A national past has many uses, and different dispositions find in it instruction or warning, depression or exaltation. Mr. Churchill has found in the American past a cause for exaltation chiefly; after his ugliest chapters the light breaks and he closes always upon the note of high confidence which resounds in the epics of robust, successful nations. If in this respect he has too regularly flattered his countrymen, he has also enriched the national consciousness by the colors which he has brought back from his impassioned forays. Only now and then, it must be remembered, do historical novels pass in their original form from one generation to another; more frequently they suffer a decomposition due to their lack of essential truth and descend to the function of compost for succeeding harvests of romance. Though probably but one or two of Mr. Churchill’s books—perhaps not even one—can be expected to outlast a generation with much vitality, he cannot be denied the honor of having added something agreeable if imponderable to the national memory and so of having served his country in one real way if not in another.
3. ROBERT HERRICK
If the novels of Robert Herrick were nothing else they would still be indispensable documents upon that first and second decade of the twentieth century in America, when a minority unconvinced by either romance or Roosevelt set out to scrutinize the exuberant complacence which was becoming a more and more ominous element in the national character. Imperialism, running a cheerful career in the Caribbean and in the Pacific, had set the mode for average opinion; the world to Americans looked immense and the United States the most immense potentiality in it.

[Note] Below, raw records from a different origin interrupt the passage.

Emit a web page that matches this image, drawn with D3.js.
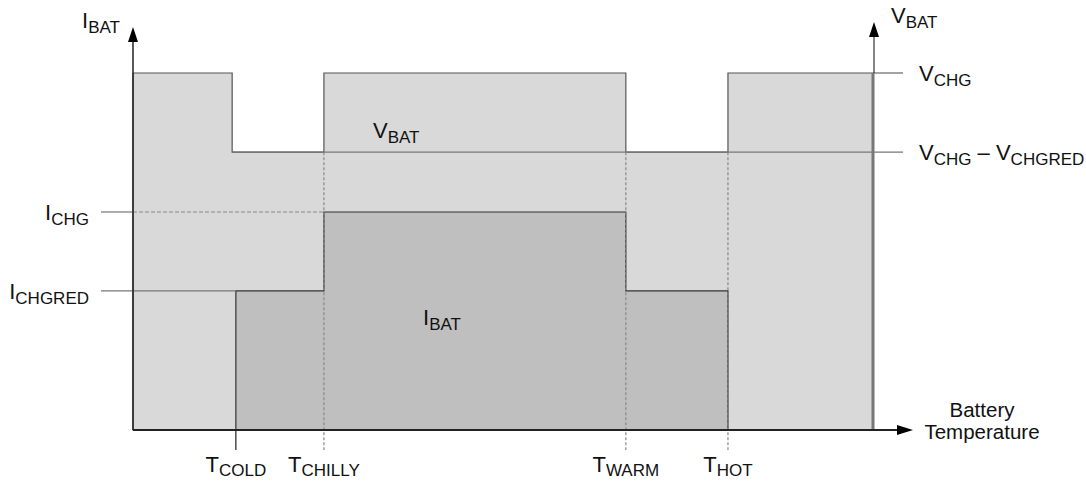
<!DOCTYPE html>
<html>
<head>
<meta charset="utf-8">
<script src="https://cdn.jsdelivr.net/npm/d3@7"></script>
<style>
  body { margin: 0; background: #fff; }
  svg text { font-family: "Liberation Sans", Arial, Helvetica, sans-serif; fill: #111; }
</style>
</head>
<body>
<svg id="chart" width="1086" height="482"></svg>
<script>
// Temperature thresholds (x positions on an arbitrary 0..100 temperature scale)
const tempNames = ["COLD", "CHILLY", "WARM", "HOT"];
const tempValues = [13.9, 25.8, 66.6, 80.4];

// Battery voltage profile (step changes)
const vbatSteps = [0, 13.4, 25.8, 66.6, 80.4, 100];
const vbatValues = [87.5, 68.1, 87.5, 68.1, 87.5];

// Battery current profile (step changes)
const ibatSteps = [13.9, 25.8, 66.6, 80.4];
const ibatValues = [34.5, 54.1, 34.5];

// Level labels
const vLevels = [
  { main: "V", sub: "CHG", value: 87.5 },
  { main: "V", sub: "CHG", extra: " \u2013 V", sub2: "CHGRED", value: 68.1 }
];
const iLevels = [
  { main: "I", sub: "CHG", value: 54.1 },
  { main: "I", sub: "CHGRED", value: 34.5 }
];

const svg = d3.select("#chart");

let x = d3.scaleLinear().domain([0, 100]).range([133, 873]);
let yI = d3.scaleLinear().domain([0, 100]).range([430, 27]);
let yV = d3.scaleLinear().domain([0, 100]).range([430, 22]);

// helper for labels with subscripts
function label(px, py, main, sub, anchor, extra, sub2, shift) {
  let s = shift || 5;
  let t = svg.append("text")
    .attr("x", px).attr("y", py)
    .attr("text-anchor", anchor)
    .style("font-size", "22px");
  t.append("tspan").text(main);
  t.append("tspan").attr("dy", s).style("font-size", "17px").text(sub);
  if (extra) {
    t.append("tspan").attr("dy", -s).text(extra);
    t.append("tspan").attr("dy", s).style("font-size", "17px").text(sub2);
  }
  return t;
}

// step areas
function stepPoints(steps, vals) {
  let pts = vals.map((v, i) => [steps[i], v]);
  pts.push([steps[steps.length - 1], vals[vals.length - 1]]);
  return pts;
}

let vArea = d3.area()
  .curve(d3.curveStepAfter)
  .x(d => x(d[0]))
  .y0(yV(0))
  .y1(d => yV(d[1]));

let iArea = d3.area()
  .curve(d3.curveStepAfter)
  .x(d => x(d[0]))
  .y0(yI(0))
  .y1(d => yI(d[1]));

svg.append("path")
  .datum(stepPoints(vbatSteps, vbatValues))
  .attr("d", vArea)
  .attr("fill", "#d9d9d9")
  .attr("stroke", "#555")
  .attr("stroke-width", 1.2);

// V_CHG - V_CHGRED reference line across the plot
let vRed = vLevels[1].value;
svg.append("line")
  .attr("x1", x(vbatSteps[1])).attr("x2", x(100) + 30)
  .attr("y1", yV(vRed)).attr("y2", yV(vRed))
  .attr("stroke", "#777").attr("stroke-width", 1.2);

svg.append("path")
  .datum(stepPoints(ibatSteps, ibatValues))
  .attr("d", iArea)
  .attr("fill", "#bfbfbf")
  .attr("stroke", "#333")
  .attr("stroke-width", 1.2);

// V_CHG tick
svg.append("line")
  .attr("x1", x(100)).attr("x2", x(100) + 30)
  .attr("y1", yV(vLevels[0].value)).attr("y2", yV(vLevels[0].value))
  .attr("stroke", "#666").attr("stroke-width", 1.2);

// I_CHGRED line and I_CHG tick + dashed guide
let iRed = iLevels[1].value, iChg = iLevels[0].value;
svg.append("line")
  .attr("x1", x(0) - 32).attr("x2", x(ibatSteps[0]))
  .attr("y1", yI(iRed)).attr("y2", yI(iRed))
  .attr("stroke", "#777").attr("stroke-width", 1.2);
svg.append("line")
  .attr("x1", x(0) - 32).attr("x2", x(0))
  .attr("y1", yI(iChg)).attr("y2", yI(iChg))
  .attr("stroke", "#777").attr("stroke-width", 1.2);
svg.append("line")
  .attr("x1", x(0)).attr("x2", x(tempValues[1]))
  .attr("y1", yI(iChg)).attr("y2", yI(iChg))
  .attr("stroke", "#888").attr("stroke-width", 1.2)
  .attr("stroke-dasharray", "4,2");

// vertical dashed guides for CHILLY, WARM, HOT
tempValues.forEach((t, i) => {
  if (i === 0) {
    svg.append("line")
      .attr("x1", x(t)).attr("x2", x(t))
      .attr("y1", yI(0)).attr("y2", yI(0) + 20)
      .attr("stroke", "#222").attr("stroke-width", 1.2);
  } else {
    svg.append("line")
      .attr("x1", x(t)).attr("x2", x(t))
      .attr("y1", yV(vRed)).attr("y2", yI(0) + 20)
      .attr("stroke", "#888").attr("stroke-width", 1.2)
      .attr("stroke-dasharray", "3,2");
  }
});

// right edge (thick) of the V_BAT area
svg.append("line")
  .attr("x1", x(100)).attr("x2", x(100))
  .attr("y1", yV(vbatValues[vbatValues.length - 1])).attr("y2", yV(0))
  .attr("stroke", "#777").attr("stroke-width", 3);

// axes with arrows
svg.append("line")
  .attr("x1", x(0)).attr("x2", x(0))
  .attr("y1", yI(0)).attr("y2", yI(100) + 12)
  .attr("stroke", "#222").attr("stroke-width", 1.5);
svg.append("path")
  .attr("d", `M${x(0)},${yI(100)} L${x(0) - 5},${yI(100) + 15} L${x(0) + 5},${yI(100) + 15} Z`)
  .attr("fill", "#000");

svg.append("line")
  .attr("x1", x(100) + 1).attr("x2", x(100) + 1)
  .attr("y1", yV(vLevels[0].value)).attr("y2", yV(100) + 12)
  .attr("stroke", "#333").attr("stroke-width", 1.2);
svg.append("path")
  .attr("d", `M${x(100) + 1},${yV(100)} L${x(100) - 4},${yV(100) + 15} L${x(100) + 6},${yV(100) + 15} Z`)
  .attr("fill", "#000");

svg.append("line")
  .attr("x1", x(0)).attr("x2", x(100) + 26)
  .attr("y1", yI(0)).attr("y2", yI(0))
  .attr("stroke", "#222").attr("stroke-width", 2);
svg.append("path")
  .attr("d", `M${x(100) + 40},${yI(0)} L${x(100) + 24},${yI(0) - 5} L${x(100) + 24},${yI(0) + 5} Z`)
  .attr("fill", "#000");

// axis titles
label(82, 28, "I", "BAT", "start");
label(891, 23, "V", "BAT", "start");
svg.append("text").attr("x", 982).attr("y", 417).attr("text-anchor", "middle")
  .style("font-size", "20.5px").text("Battery");
svg.append("text").attr("x", 982).attr("y", 439).attr("text-anchor", "middle")
  .style("font-size", "20.5px").text("Temperature");

// level labels
vLevels.forEach(d => {
  label(x(100) + 46, yV(d.value) + 8, d.main, d.sub, "start", d.extra, d.sub2);
});
iLevels.forEach(d => {
  label(89, yI(d.value) + 8, d.main, d.sub, "end");
});

// temperature labels
tempNames.forEach((n, i) => {
  label(x(tempValues[i]), 472, "T", n, "middle", null, null, 4);
});

// series labels inside the areas
label(373, 138, "V", "BAT", "start");
label(423, 325, "I", "BAT", "start");
</script>
</body>
</html>
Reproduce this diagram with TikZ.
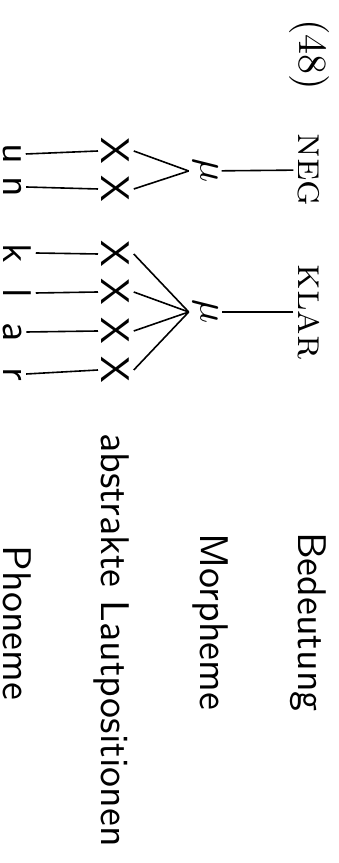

Small wonder then that the prevailing literature gave itself generally to large proclamations about the future or to spacious recollections of the past in which the note was hope unmodified. Small wonder either—be it said to the credit of literature—that the same period caused and saw the development of the most emphatic protest which has come from native pens since the abolition of slavery—not excepting even the literary rebels of the eighties. Much of that protest naturally expressed itself in fiction, of many orders of intelligence and competence and intention. Various voices have been louder or shriller or sweeter or in some cases more thoroughgoing than Mr. Herrick’s; but his is the voice which, in fiction, has best represented the scholar’s conscience disturbed by the spectacle of a tumultuous generation of which most of the members are too much undisturbed.